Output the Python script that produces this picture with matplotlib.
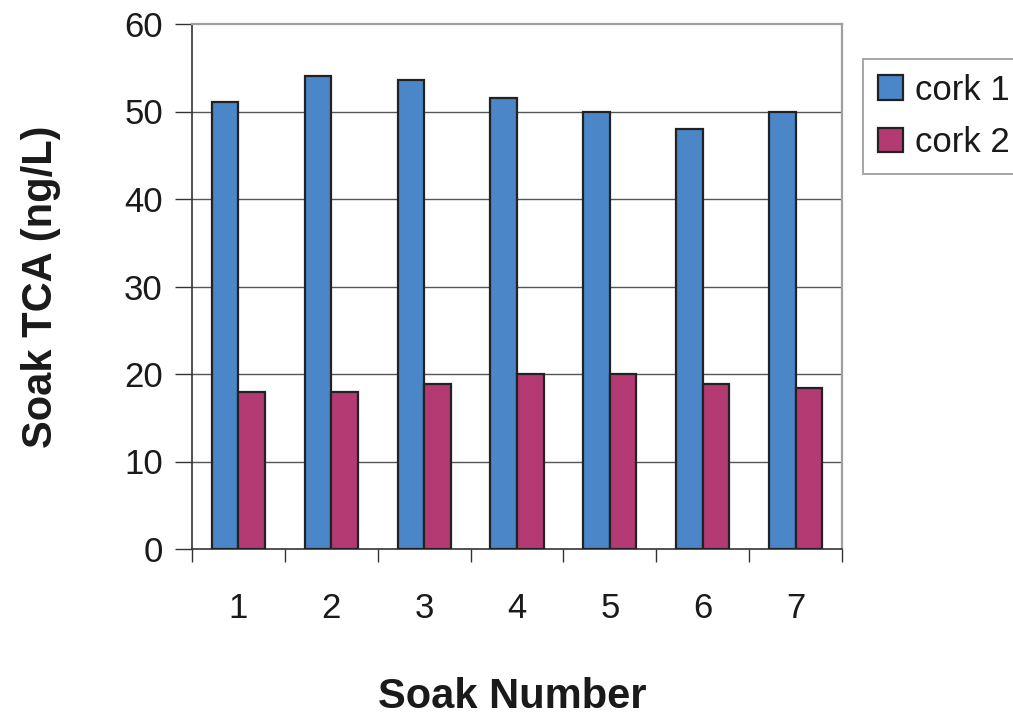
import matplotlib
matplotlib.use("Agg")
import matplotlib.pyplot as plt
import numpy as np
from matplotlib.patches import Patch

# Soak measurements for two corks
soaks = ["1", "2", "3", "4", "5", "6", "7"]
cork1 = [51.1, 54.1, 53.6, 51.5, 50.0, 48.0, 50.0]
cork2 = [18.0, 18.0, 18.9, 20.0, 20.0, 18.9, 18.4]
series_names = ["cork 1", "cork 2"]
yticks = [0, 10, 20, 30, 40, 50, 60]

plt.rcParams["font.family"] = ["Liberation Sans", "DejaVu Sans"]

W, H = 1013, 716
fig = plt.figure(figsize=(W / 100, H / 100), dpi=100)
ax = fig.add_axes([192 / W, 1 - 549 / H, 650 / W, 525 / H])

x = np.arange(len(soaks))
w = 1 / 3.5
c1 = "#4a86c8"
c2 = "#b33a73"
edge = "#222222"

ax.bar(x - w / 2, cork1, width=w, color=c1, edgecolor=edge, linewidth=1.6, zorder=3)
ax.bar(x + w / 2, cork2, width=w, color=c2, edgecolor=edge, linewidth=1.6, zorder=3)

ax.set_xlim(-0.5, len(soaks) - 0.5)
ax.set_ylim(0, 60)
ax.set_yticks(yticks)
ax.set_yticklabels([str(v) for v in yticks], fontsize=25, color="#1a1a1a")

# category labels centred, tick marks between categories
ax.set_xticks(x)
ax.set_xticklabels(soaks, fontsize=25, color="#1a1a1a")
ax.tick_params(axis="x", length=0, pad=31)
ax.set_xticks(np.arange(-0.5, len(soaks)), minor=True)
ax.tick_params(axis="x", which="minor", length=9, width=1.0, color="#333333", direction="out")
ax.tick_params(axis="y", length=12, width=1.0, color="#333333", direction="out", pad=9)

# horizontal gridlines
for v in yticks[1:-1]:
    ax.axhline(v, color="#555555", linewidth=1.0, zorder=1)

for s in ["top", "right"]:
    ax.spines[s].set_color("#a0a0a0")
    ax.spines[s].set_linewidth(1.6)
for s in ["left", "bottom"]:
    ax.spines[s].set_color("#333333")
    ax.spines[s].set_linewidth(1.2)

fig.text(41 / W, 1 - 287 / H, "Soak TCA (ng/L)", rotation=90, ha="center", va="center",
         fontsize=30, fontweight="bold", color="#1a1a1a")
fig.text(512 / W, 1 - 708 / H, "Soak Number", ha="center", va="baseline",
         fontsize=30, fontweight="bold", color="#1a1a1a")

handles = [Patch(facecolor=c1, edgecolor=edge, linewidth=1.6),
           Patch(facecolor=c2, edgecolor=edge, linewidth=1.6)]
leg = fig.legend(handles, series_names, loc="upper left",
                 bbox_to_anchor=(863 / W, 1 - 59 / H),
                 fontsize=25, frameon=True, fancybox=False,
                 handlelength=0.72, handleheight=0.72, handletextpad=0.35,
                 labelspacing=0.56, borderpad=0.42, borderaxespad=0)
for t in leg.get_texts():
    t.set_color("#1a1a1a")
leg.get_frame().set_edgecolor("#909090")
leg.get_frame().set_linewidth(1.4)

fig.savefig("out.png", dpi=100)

INSTRUCTIONS TO FOLLOW: Give back every line exactly as it stands, pictures excluded.

THE RESULT:
Output the Python script that produces this picture with matplotlib.
import matplotlib
matplotlib.use("Agg")
import matplotlib.pyplot as plt
import numpy as np
from matplotlib.patches import Patch

# Soak measurements for two corks
soaks = ["1", "2", "3", "4", "5", "6", "7"]
cork1 = [51.1, 54.1, 53.6, 51.5, 50.0, 48.0, 50.0]
cork2 = [18.0, 18.0, 18.9, 20.0, 20.0, 18.9, 18.4]
series_names = ["cork 1", "cork 2"]
yticks = [0, 10, 20, 30, 40, 50, 60]

plt.rcParams["font.family"] = ["Liberation Sans", "DejaVu Sans"]

W, H = 1013, 716
fig = plt.figure(figsize=(W / 100, H / 100), dpi=100)
ax = fig.add_axes([192 / W, 1 - 549 / H, 650 / W, 525 / H])

x = np.arange(len(soaks))
w = 1 / 3.5
c1 = "#4a86c8"
c2 = "#b33a73"
edge = "#222222"

ax.bar(x - w / 2, cork1, width=w, color=c1, edgecolor=edge, linewidth=1.6, zorder=3)
ax.bar(x + w / 2, cork2, width=w, color=c2, edgecolor=edge, linewidth=1.6, zorder=3)

ax.set_xlim(-0.5, len(soaks) - 0.5)
ax.set_ylim(0, 60)
ax.set_yticks(yticks)
ax.set_yticklabels([str(v) for v in yticks], fontsize=25, color="#1a1a1a")

# category labels centred, tick marks between categories
ax.set_xticks(x)
ax.set_xticklabels(soaks, fontsize=25, color="#1a1a1a")
ax.tick_params(axis="x", length=0, pad=31)
ax.set_xticks(np.arange(-0.5, len(soaks)), minor=True)
ax.tick_params(axis="x", which="minor", length=9, width=1.0, color="#333333", direction="out")
ax.tick_params(axis="y", length=12, width=1.0, color="#333333", direction="out", pad=9)

# horizontal gridlines
for v in yticks[1:-1]:
    ax.axhline(v, color="#555555", linewidth=1.0, zorder=1)

for s in ["top", "right"]:
    ax.spines[s].set_color("#a0a0a0")
    ax.spines[s].set_linewidth(1.6)
for s in ["left", "bottom"]:
    ax.spines[s].set_color("#333333")
    ax.spines[s].set_linewidth(1.2)

fig.text(41 / W, 1 - 287 / H, "Soak TCA (ng/L)", rotation=90, ha="center", va="center",
         fontsize=30, fontweight="bold", color="#1a1a1a")
fig.text(512 / W, 1 - 708 / H, "Soak Number", ha="center", va="baseline",
         fontsize=30, fontweight="bold", color="#1a1a1a")

handles = [Patch(facecolor=c1, edgecolor=edge, linewidth=1.6),
           Patch(facecolor=c2, edgecolor=edge, linewidth=1.6)]
leg = fig.legend(handles, series_names, loc="upper left",
                 bbox_to_anchor=(863 / W, 1 - 59 / H),
                 fontsize=25, frameon=True, fancybox=False,
                 handlelength=0.72, handleheight=0.72, handletextpad=0.35,
                 labelspacing=0.56, borderpad=0.42, borderaxespad=0)
for t in leg.get_texts():
    t.set_color("#1a1a1a")
leg.get_frame().set_edgecolor("#909090")
leg.get_frame().set_linewidth(1.4)

fig.savefig("out.png", dpi=100)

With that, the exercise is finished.